Passion exists in more than a romantic, dreamy, whirlwind love. In fact, if you thought this article would be solely based on how much I 'loooove my awesome boyfriend of two months!!!!, — because that's all the teenagers think about — shame on you.
I've found what I hope will prove to be a completely enveloping and fiery lifelong passion, my driving force: writing. However, your passion doesn't have to lie in what's deemed 'artsy'.
In order to explain, let me meander for just one moment. Math absolutely blows my mind. Leaves me completely and utterly boggled. Dumbstruck. Speechless. And those are the nicer words I'd use. Therefore, when I see a student who loves math and can solve any problem, I have to ask why. The most general, however eloquent, response I receive is the answer is always right in front of you.
Although I wish I could say I enjoy taking part in such a practiced and meticulous activity, I can't. Instead of chalking it up to simply being a mathematical failure, I like to claim that I like something more mysterious (sounds good, right?), something less thought out.
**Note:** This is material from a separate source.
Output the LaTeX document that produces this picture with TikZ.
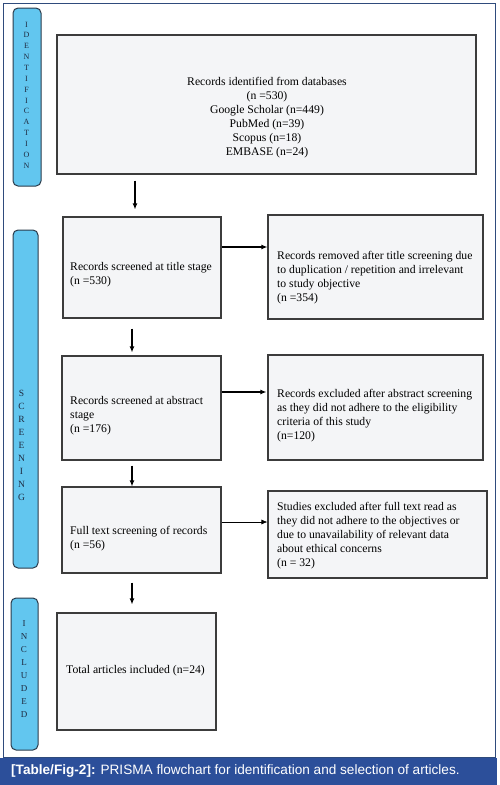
\documentclass[tikz,border=0pt]{standalone}
\usepackage{fontspec}
\setmainfont{Liberation Serif}
\newfontfamily\capfont{Liberation Sans}
\usetikzlibrary{arrows.meta}
\definecolor{framec}{HTML}{2F4B7C}
\definecolor{capbar}{HTML}{2C4F9A}
\definecolor{sidefill}{HTML}{62C6EF}
\definecolor{sidedraw}{HTML}{2B3B4B}
\definecolor{sidetext}{HTML}{1E2A40}
\definecolor{boxfill}{HTML}{F4F5F7}
\definecolor{boxdraw}{HTML}{3C3C3C}
\tikzset{
  sidebar/.style={draw=sidedraw, fill=sidefill, line width=1pt, rounded corners=5pt},
  sideletters/.style={inner sep=0pt, align=center, text=sidetext},
  boxshape/.style={draw=boxdraw, fill=boxfill, line width=1.1pt, inner sep=0pt},
  boxtext/.style={inner sep=0pt, align=left, anchor=west, font=\fontsize{11.7}{14}\selectfont},
  arr/.style={line width=1.3pt, -{Latex[length=6pt,width=5pt]}},
  thinarr/.style={line width=0.7pt, -{Latex[length=6pt,width=5pt]}},
}
\begin{document}
\begin{tikzpicture}[x=1pt,y=-1pt]
\useasboundingbox (0,0) rectangle (499,785);
% frame and caption
\draw[framec, line width=1.5pt] (3.5,3.5) rectangle (495.5,758);
\fill[capbar] (0,758) rectangle (497,785);
\node[anchor=west, inner sep=0pt, text=white, font=\capfont\fontsize{13.6}{16}\selectfont] (cap) at (11,771.5) {\textbf{[Table/Fig-2]:} PRISMA flowchart for identification and selection of articles.};
% sidebars
\draw[sidebar] (13,8) rectangle (41,186);
\draw[sidebar] (13,230) rectangle (38,568);
\draw[sidebar] (11,598) rectangle (38,750);
\node[sideletters, font=\fontsize{8}{10.85}\selectfont] (lid) at (26.5,95) {I\\D\\E\\N\\T\\I\\F\\I\\C\\A\\T\\I\\O\\N};
\node[sideletters, font=\fontsize{9.5}{13}\selectfont] (lscr) at (21.5,445.5) {S\\C\\R\\E\\E\\N\\I\\N\\G};
\node[sideletters, font=\fontsize{9}{13}\selectfont] (linc) at (24,669) {I\\N\\C\\L\\U\\D\\E\\D};
% boxes
\node[boxshape, minimum width=419pt, minimum height=139pt] (id) at (266.5,104.5) {};
\node[boxshape, minimum width=158pt, minimum height=101pt] (t1) at (142,267.5) {};
\node[boxshape, minimum width=215pt, minimum height=104pt] (r1) at (375.5,267) {};
\node[boxshape, minimum width=159pt, minimum height=104pt] (a1) at (141.5,408) {};
\node[boxshape, minimum width=215pt, minimum height=105pt] (r2) at (375.5,407.5) {};
\node[boxshape, minimum width=159pt, minimum height=86pt] (f1) at (141.5,530) {};
\node[boxshape, minimum width=219pt, minimum height=87pt] (r3) at (377.5,534.5) {};
\node[boxshape, minimum width=159pt, minimum height=117pt] (tot) at (136.5,671.5) {};
% texts
\node[inner sep=0pt, align=center, font=\fontsize{11.7}{14}\selectfont] (idt) at (267,118) {Records identified from databases\\(n =530)\\Google Scholar (n=449)\\PubMed (n=39)\\Scopus (n=18)\\EMBASE (n=24)};
\node[boxtext] (t1t) at (70,275) {Records screened at title stage\\(n =530)};
\node[boxtext] (r1t) at (277,278) {Records removed after title screening due\\to duplication / repetition and irrelevant\\to study objective\\(n =354)};
\node[boxtext] (a1t) at (70,416) {Records screened at abstract\\stage\\(n =176)};
\node[boxtext] (r2t) at (277,415.5) {Records excluded after abstract screening\\as they did not adhere to the eligibility\\criteria of this study\\(n=120)};
\node[boxtext] (f1t) at (70,538.5) {Full text screening of records\\(n =56)};
\node[boxtext] (r3t) at (277,535.5) {Studies excluded after full text read as\\they did not adhere to the objectives or\\due to unavailability of relevant data\\about ethical concerns\\(n = 32)};
\node[boxtext] (tott) at (66,671) {Total articles included (n=24)};
% arrows
\draw[arr] (id.south -| 135,0) ++(0,6) -- ([yshift=7pt]t1.north -| 135,0);
\draw[arr] (t1.east |- 0,247) -- (r1.west |- 0,247);
\draw[arr] (t1.south -| 132,0) ++(0,10) -- ([yshift=3pt]a1.north -| 132,0);
\draw[arr] (a1.east |- 0,392) -- ([xshift=-1pt]r2.west |- 0,392);
\draw[arr] (a1.south -| 132,0) ++(0,5) -- (f1.north -| 132,0);
\draw[thinarr] (f1.east |- 0,522) -- (r3.west |- 0,522);
\draw[arr] (f1.south -| 132,0) ++(0,9) -- ([yshift=8pt]tot.north -| 132,0);
\end{tikzpicture}
\end{document}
It all depends on what lights your fire.
I believe the same about sports, which is precisely why even though I love football, I refuse to watch the NFL. In college ball, regardless of whether it's C.J. Spiller sprinting down the field (good luck with him, Buffalo!) or the monster Eric Berry from Tennessee is taking down a guy ready to run, they're playing with passion. In the NFL, I think that not all, but a lot of passion is lost and replaced with a sense of pride that verges on egoism and materialism.
Maybe it's just another excuse for my being a sore loser. I play tennis and if you've never played, you may not guess that it gets ugly. Being the self-refereed game it is, you'll often see me muttering under my breath and shaking my head in disbelief that the ball was not, in fact, on the line. This self-proclaimed passion relieves my conscience ever-so-slightly when I recollect the time or two I took a swipe at the air with my racket and the few minutes I undoubtedly had to spend at the fence taking deep breaths.
Another passion of mine happens to be politics and the biggest contributing factor to my confessed hotheadedness. I'll save my political opinions for a different column (watch out, Nancy Pelosi, I'm after you first). The point is just to have something that just gets you wired. Pick an issue, an activity, anything that makes you feel.
After all, what's really worth putting effort into if you're not passionate? Working with a lack of passion only produces mediocre work, which doesn't happen to be a particularly admirable habit to form.
Apathy kills your brain, your soul, your heart. So get out there. Find a passion. Go on, dive in.
Morgan Scarboro is a student at Apalachee High School and a contributing columnist for the Barrow Journal.